### Supplied information
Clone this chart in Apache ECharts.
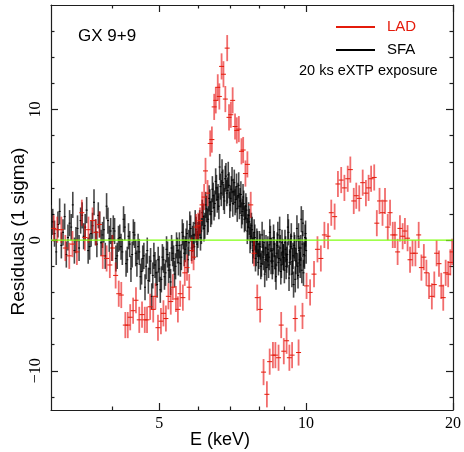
<!DOCTYPE html>
<html><head><meta charset="utf-8">
<script src="https://cdn.jsdelivr.net/npm/echarts@6/dist/echarts.min.js"></script>
<style>html,body{margin:0;padding:0;background:#fff}#c{width:464px;height:452px}</style>
</head><body><div id="c"></div>
<script>
// ---- data (energies in keV, residuals in units of sigma) ----
const ladE = [3.04,3.09,3.15,3.21,3.27,3.32,3.39,3.47,3.52,3.58,3.65,3.71,3.77,3.83,3.90,3.96,4.01,4.07,4.13,4.18,
  4.26,4.31,4.36,4.42,4.48,4.55,4.61,4.67,4.72,4.79,4.86,4.91,4.97,5.04,5.10,5.16,5.22,5.28,5.33,5.41,
  5.46,5.52,5.59,5.64,5.70,5.76,5.83,5.88,5.95,6.01,6.06,6.12,6.18,6.22,6.28,6.36,6.41,6.48,6.53,6.59,
  6.64,6.71,6.77,6.83,6.89,6.95,7.01,7.07,7.15,7.21,7.28,7.37,7.43,7.51,7.58,7.70,7.82,7.94,8.05,8.18,
  8.31,8.42,8.55,8.65,8.78,8.89,9.00,9.12,9.24,9.36,9.50,9.65,9.83,10.02,10.19,10.38,10.55,10.72,10.90,11.09,
  11.26,11.44,11.62,11.80,11.98,12.17,12.32,12.52,12.67,12.85,13.06,13.26,13.43,13.59,13.79,13.96,14.14,14.34,14.51,14.70,
  14.86,15.05,15.21,15.40,15.57,15.77,15.94,16.14,16.33,16.52,16.75,17.01,17.23,17.43,17.64,17.86,18.10,18.31,18.51,18.72,
  18.92,19.10,19.32,19.55,19.75,19.92];
const ladRes = [0.9,0.8,0.8,-0.6,-1.2,-0.3,-0.9,2.1,0.2,0.8,1.5,0.6,1.2,-1.2,-1.4,-1.9,-0.6,-2.7,-4.1,-4.2,
  -6.5,-6.5,-5.9,-5.4,-4.6,-6.1,-5.7,-6.1,-6.1,-5.1,-5.3,-4.3,-6.7,-6.2,-5.6,-6.0,-4.3,-4.7,-3.6,-4.5,
  -5.3,-4.1,-4.4,-2.5,-2.1,-3.6,-0.8,-1.3,1.0,1.1,1.5,2.7,3.3,5.3,3.6,7.4,7.7,10.2,10.7,11.7,
  11.0,13.3,12.7,10.8,14.7,9.4,9.6,10.7,8.7,8.4,8.5,6.8,6.9,5.1,5.8,2.7,-1.0,-4.4,-5.3,-10.1,
  -11.8,-9.3,-8.8,-8.8,-9.0,-6.5,-8.5,-7.7,-9.0,-8.8,-6.0,-8.6,-5.8,-3.5,-4.0,-2.6,-0.7,-1.4,0.4,0.3,
  2.1,1.8,4.3,4.6,4.0,4.7,5.4,3.0,3.4,3.2,4.4,3.6,4.0,4.7,4.8,1.3,3.0,2.1,3.0,1.0,
  2.1,0.4,0.4,-0.9,0.9,0.3,0.7,0.15,-1.5,-1.0,-1.0,0.4,-2.1,-1.3,-2.5,-3.5,-4.3,-3.4,-1.0,-1.8,
  -3.5,-4.4,-2.5,-2.6,-1.7,-0.9];

// SFA channels on the 0.05 keV grid
const sfaE = [3.00,3.05,3.10,3.15,3.20,3.25,3.30,3.35,3.40,3.45,3.50,3.55,3.60,3.65,3.70,3.75,3.80,3.85,3.90,3.95,
  4.00,4.05,4.10,4.15,4.20,4.25,4.30,4.35,4.40,4.45,4.50,4.55,4.60,4.65,4.70,4.75,4.80,4.85,4.90,4.95,
  5.00,5.05,5.10,5.15,5.20,5.25,5.30,5.35,5.40,5.45,5.50,5.55,5.60,5.65,5.70,5.75,5.80,5.85,5.90,5.95,
  6.00,6.05,6.10,6.15,6.20,6.25,6.30,6.35,6.40,6.45,6.50,6.55,6.60,6.65,6.70,6.75,6.80,6.85,6.90,6.95,
  7.00,7.05,7.10,7.15,7.20,7.25,7.30,7.35,7.40,7.45,7.50,7.55,7.60,7.65,7.70,7.75,7.80,7.85,7.90,7.95,
  8.00,8.05,8.10,8.15,8.20,8.25,8.30,8.35,8.40,8.45,8.50,8.55,8.60,8.65,8.70,8.75,8.80,8.85,8.90,8.95,
  9.00,9.05,9.10,9.15,9.20,9.25,9.30,9.35,9.40,9.45,9.50,9.55,9.60,9.65,9.70,9.75,9.80,9.85,9.90,9.95,10.00];
const sfaRes = [3.7,0.5,1.2,-0.4,1.8,0.2,1.0,-0.8,0.9,1.5,
  0.3,2.3,-0.5,1.1,0.6,1.9,-0.2,0.8,2.6,0.1,
  -0.6,0.7,-1.2,0.2,-0.9,1.0,-1.5,-0.3,-1.1,0.4,
  -1.8,-0.9,-2.4,-1.2,-2.0,-3.1,-1.6,-2.7,-1.9,-3.4,
  -2.2,-3.0,-1.5,-2.5,-1.1,-1.9,-0.6,-1.4,-2.0,-0.8,
  -0.4,-1.3,0.3,-0.7,0.5,-0.2,0.9,0.1,-0.5,0.8,
  0.4,1.3,0.7,1.8,1.1,2.4,1.6,2.9,2.2,3.4,
  2.8,4.0,3.3,5.6,3.6,4.4,3.0,4.9,3.8,4.2,
  3.2,4.6,3.7,2.9,4.1,3.4,2.6,3.5,2.2,2.8,
  1.7,2.3,1.0,1.4,0.3,0.8,-0.4,0.2,-1.0,-0.3,
  -1.2,-0.5,-1.8,-0.9,-0.2,-1.5,-2.1,-0.7,-1.3,0.1,
  -0.8,-1.6,-0.3,-2.2,-1.0,0.4,-1.4,-0.6,-1.9,-0.9,
  -1.3,-0.2,-2.0,-1.1,0.6,-1.7,-0.5,-2.6,-1.2,-0.4,
  -3.0,-1.0,-2.0,0.3,-1.5,-0.6,-2.3,1.3,-1.1,0.2,-0.8];
// SFA channels in between (offset by 0.025 keV)
const sfaMidE = [3.025,3.075,3.125,3.175,3.225,3.275,3.325,3.375,3.425,3.475,
  3.525,3.575,3.625,3.675,3.725,3.775,3.825,3.875,3.925,3.975,
  4.025,4.075,4.125,4.175,4.225,4.275,4.325,4.375,4.425,4.475,
  4.525,4.575,4.625,4.675,4.725,4.775,4.825,4.875,4.925,4.975,
  5.025,5.075,5.125,5.175,5.225,5.275,5.325,5.375,5.425,5.475,
  5.525,5.575,5.625,5.675,5.725,5.775,5.825,5.875,5.925,5.975,
  6.025,6.075,6.125,6.175,6.225,6.275,6.325,6.375,6.425,6.475,
  6.525,6.575,6.625,6.675,6.725,6.775,6.825,6.875,6.925,6.975,
  7.025,7.075,7.125,7.175,7.225,7.275,7.325,7.375,7.425,7.475,
  7.525,7.575,7.625,7.675,7.725,7.775,7.825,7.875,7.925,7.975,
  8.025,8.075,8.125,8.175,8.225,8.275,8.325,8.375,8.425,8.475,
  8.525,8.575,8.625,8.675,8.725,8.775,8.825,8.875,8.925,8.975,
  9.025,9.075,9.125,9.175,9.225,9.275,9.325,9.375,9.425,9.475,
  9.525,9.575,9.625,9.675,9.725,9.775,9.825,9.875,9.925,9.975];
const sfaMidRes = [1.4,-0.9,2.2,0.6,-1.1,1.3,2.7,0.0,-0.6,1.9,
  1.0,-0.8,0.5,2.9,-0.3,1.2,0.4,-1.2,1.5,0.7,
  0.9,-1.4,0.1,-0.5,1.6,-1.8,0.3,-2.2,0.6,-1.0,
  -0.5,-2.8,-1.4,-3.6,-0.8,-2.2,-4.3,-1.2,-2.5,-1.5,
  -3.8,-1.3,-2.8,-0.7,-2.3,-3.2,-1.0,-2.6,-0.4,-1.7,
  -1.8,0.6,-1.0,-0.1,-1.5,1.2,-0.6,0.4,1.3,-0.3,
  1.0,0.2,2.1,0.9,2.7,1.4,3.2,2.0,3.9,2.5,
  4.5,3.1,2.6,4.1,5.2,3.3,4.7,3.6,5.0,2.7,
  3.9,2.8,4.4,3.1,2.4,4.2,3.0,1.9,3.3,1.6,
  2.6,0.7,1.9,0.0,1.1,-0.8,0.6,-1.4,-0.1,-1.7,
  -0.3,-2.0,0.4,-1.3,-2.6,-0.6,-1.1,-1.9,0.6,-1.6,
  -2.0,0.2,-1.2,-2.8,-0.4,-1.7,0.8,-2.4,-0.2,-1.3,
  -2.3,-0.7,-1.5,1.0,-2.9,-0.9,0.3,-1.6,-3.4,-0.6,
  -1.6,0.9,-2.7,-0.8,-1.9,1.6,-0.3,-2.5,-1.2,0.5];

const SIGMA = 1; // residuals are in units of 1 sigma
const modelE = [3, 20];
const modelRes = [0, 0];

const xMajorTicks = [5, 10, 20];
const xMinorTicks = [4, 6, 7, 8, 9];
const yMajorTicks = [-10, 0, 10];
const yMinorTicks = [-12, -8, -6, -4, -2, 2, 4, 6, 8, 12, 14, 16];

// ---- chart ----
const FRAME = '#1e1e1e';
const SERIF = 'Liberation Serif';
const SANS = 'Liberation Sans';
const X_MIN = 3, X_MAX = 20, Y_MIN = -13, Y_MAX = 18;

function xAx(pos, ticks, len, showLine, labels) {
  return {
    type: 'log', logBase: 10, min: X_MIN, max: X_MAX, position: pos, gridIndex: 0,
    axisLine: {show: showLine, onZero: false, lineStyle: {color: FRAME, width: 1.2}},
    axisTick: {show: true, inside: true, customValues: ticks, length: len, lineStyle: {color: FRAME, width: 1.2}},
    axisLabel: labels ? {show: true, customValues: labels, margin: 6, color: '#000', fontFamily: SERIF, fontSize: 16}
                      : {show: false},
    splitLine: {show: false}, minorTick: {show: false}, minorSplitLine: {show: false}
  };
}
function yAx(pos, ticks, len, showLine, labels) {
  return {
    type: 'value', min: Y_MIN, max: Y_MAX, position: pos, gridIndex: 0,
    axisLine: {show: showLine, onZero: false, lineStyle: {color: FRAME, width: 1.2}},
    axisTick: {show: true, inside: true, customValues: ticks, length: len, lineStyle: {color: FRAME, width: 1.2}},
    axisLabel: labels ? {show: true, customValues: labels, rotate: 90, margin: 7, color: '#000', fontFamily: SERIF, fontSize: 16,
                         formatter: v => (v < 0 ? '\u2212' + Math.abs(v) : String(v))}
                      : {show: false},
    splitLine: {show: false}, minorTick: {show: false}, minorSplitLine: {show: false}
  };
}

function errSeries(name, E, R, barColor, markColor, barW, halfW, z) {
  return {
    type: 'custom', name, z, clip: true, xAxisIndex: 0, yAxisIndex: 0,
    itemStyle: {color: markColor},
    encode: {x: 0, y: 1},
    data: E.map((e, i) => [e, R[i]]),
    renderItem(params, api) {
      const e = api.value(0), r = api.value(1);
      const c = api.coord([e, r]);
      const t = api.coord([e, r + SIGMA]);
      const b = api.coord([e, r - SIGMA]);
      return {type: 'group', children: [
        {type: 'line', shape: {x1: c[0], y1: t[1], x2: c[0], y2: b[1]}, style: {stroke: barColor, lineWidth: barW}},
        {type: 'line', shape: {x1: c[0] - halfW, y1: c[1], x2: c[0] + halfW, y2: c[1]}, style: {stroke: markColor, lineWidth: 1}}
      ]};
    }
  };
}

const sfaAllE = sfaE.concat(sfaMidE);
const sfaAllRes = sfaRes.concat(sfaMidRes);

const chart = echarts.init(document.getElementById('c'), null, {width: 464, height: 452});
chart.setOption({
  animation: false,
  backgroundColor: '#fff',
  grid: {left: 51, top: 5, right: 7, bottom: 42, containLabel: false},
  xAxis: [
    xAx('bottom', xMajorTicks, 7, true, xMajorTicks),
    xAx('bottom', xMinorTicks, 3.5, false, null),
    xAx('top', xMajorTicks, 7, true, null),
    xAx('top', xMinorTicks, 3.5, false, null)
  ],
  yAxis: [
    yAx('left', yMajorTicks, 7, true, yMajorTicks),
    yAx('left', yMinorTicks, 3.5, false, null),
    yAx('right', yMajorTicks, 7, true, null),
    yAx('right', yMinorTicks, 3.5, false, null)
  ],
  legend: {
    orient: 'vertical', left: 336, top: 19, padding: 0, itemWidth: 39, itemHeight: 2, itemGap: 7,
    icon: 'rect', selectedMode: false,
    textStyle: {fontSize: 15, fontFamily: SANS, lineHeight: 16, padding: [0, 0, 0, 7]},
    data: [{name: 'LAD', textStyle: {color: '#e41b0b'}}, {name: 'SFA', textStyle: {color: '#000'}}]
  },
  graphic: [
    {type: 'text', left: 78, top: 28, style: {text: 'GX 9+9', font: '17px "Liberation Sans"', fill: '#000'}},
    {type: 'text', left: 299, top: 63, style: {text: '20 ks eXTP exposure', font: '14.5px "Liberation Sans"', fill: '#000'}},
    {type: 'text', x: 220, y: 440, style: {text: 'E (keV)', font: '18px "Liberation Sans"', fill: '#000', align: 'center', verticalAlign: 'middle'}},
    {type: 'text', x: 19, y: 231.5, rotation: Math.PI / 2, style: {text: 'Residuals (1 sigma)', font: '19px "Liberation Sans"', fill: '#000', align: 'center', verticalAlign: 'middle'}}
  ],
  series: [
    errSeries('SFA', sfaAllE, sfaAllRes, 'rgba(0,0,0,0.72)', '#000', 1.6, 1, 3),
    errSeries('LAD', ladE, ladRes, 'rgba(232,10,10,0.6)', '#e41b0b', 1.8, 2.5, 4),
    {type: 'line', name: 'model', z: 6, xAxisIndex: 0, yAxisIndex: 0, symbol: 'none', silent: true,
     data: modelE.map((e, i) => [e, modelRes[i]]), lineStyle: {color: '#80ff10', width: 1.3}}
  ]
});
</script></body></html>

### What is required
Copy nothing but the lines from the top of the data down to the line containing "-3.5,-4.4,-2.5,-2.6,-1.7,-0.9];", and leave the pictures out.

### Exercise response
Clone this chart in Apache ECharts.
<!DOCTYPE html>
<html><head><meta charset="utf-8">
<script src="https://cdn.jsdelivr.net/npm/echarts@6/dist/echarts.min.js"></script>
<style>html,body{margin:0;padding:0;background:#fff}#c{width:464px;height:452px}</style>
</head><body><div id="c"></div>
<script>
// ---- data (energies in keV, residuals in units of sigma) ----
const ladE = [3.04,3.09,3.15,3.21,3.27,3.32,3.39,3.47,3.52,3.58,3.65,3.71,3.77,3.83,3.90,3.96,4.01,4.07,4.13,4.18,
  4.26,4.31,4.36,4.42,4.48,4.55,4.61,4.67,4.72,4.79,4.86,4.91,4.97,5.04,5.10,5.16,5.22,5.28,5.33,5.41,
  5.46,5.52,5.59,5.64,5.70,5.76,5.83,5.88,5.95,6.01,6.06,6.12,6.18,6.22,6.28,6.36,6.41,6.48,6.53,6.59,
  6.64,6.71,6.77,6.83,6.89,6.95,7.01,7.07,7.15,7.21,7.28,7.37,7.43,7.51,7.58,7.70,7.82,7.94,8.05,8.18,
  8.31,8.42,8.55,8.65,8.78,8.89,9.00,9.12,9.24,9.36,9.50,9.65,9.83,10.02,10.19,10.38,10.55,10.72,10.90,11.09,
  11.26,11.44,11.62,11.80,11.98,12.17,12.32,12.52,12.67,12.85,13.06,13.26,13.43,13.59,13.79,13.96,14.14,14.34,14.51,14.70,
  14.86,15.05,15.21,15.40,15.57,15.77,15.94,16.14,16.33,16.52,16.75,17.01,17.23,17.43,17.64,17.86,18.10,18.31,18.51,18.72,
  18.92,19.10,19.32,19.55,19.75,19.92];
const ladRes = [0.9,0.8,0.8,-0.6,-1.2,-0.3,-0.9,2.1,0.2,0.8,1.5,0.6,1.2,-1.2,-1.4,-1.9,-0.6,-2.7,-4.1,-4.2,
  -6.5,-6.5,-5.9,-5.4,-4.6,-6.1,-5.7,-6.1,-6.1,-5.1,-5.3,-4.3,-6.7,-6.2,-5.6,-6.0,-4.3,-4.7,-3.6,-4.5,
  -5.3,-4.1,-4.4,-2.5,-2.1,-3.6,-0.8,-1.3,1.0,1.1,1.5,2.7,3.3,5.3,3.6,7.4,7.7,10.2,10.7,11.7,
  11.0,13.3,12.7,10.8,14.7,9.4,9.6,10.7,8.7,8.4,8.5,6.8,6.9,5.1,5.8,2.7,-1.0,-4.4,-5.3,-10.1,
  -11.8,-9.3,-8.8,-8.8,-9.0,-6.5,-8.5,-7.7,-9.0,-8.8,-6.0,-8.6,-5.8,-3.5,-4.0,-2.6,-0.7,-1.4,0.4,0.3,
  2.1,1.8,4.3,4.6,4.0,4.7,5.4,3.0,3.4,3.2,4.4,3.6,4.0,4.7,4.8,1.3,3.0,2.1,3.0,1.0,
  2.1,0.4,0.4,-0.9,0.9,0.3,0.7,0.15,-1.5,-1.0,-1.0,0.4,-2.1,-1.3,-2.5,-3.5,-4.3,-3.4,-1.0,-1.8,
  -3.5,-4.4,-2.5,-2.6,-1.7,-0.9];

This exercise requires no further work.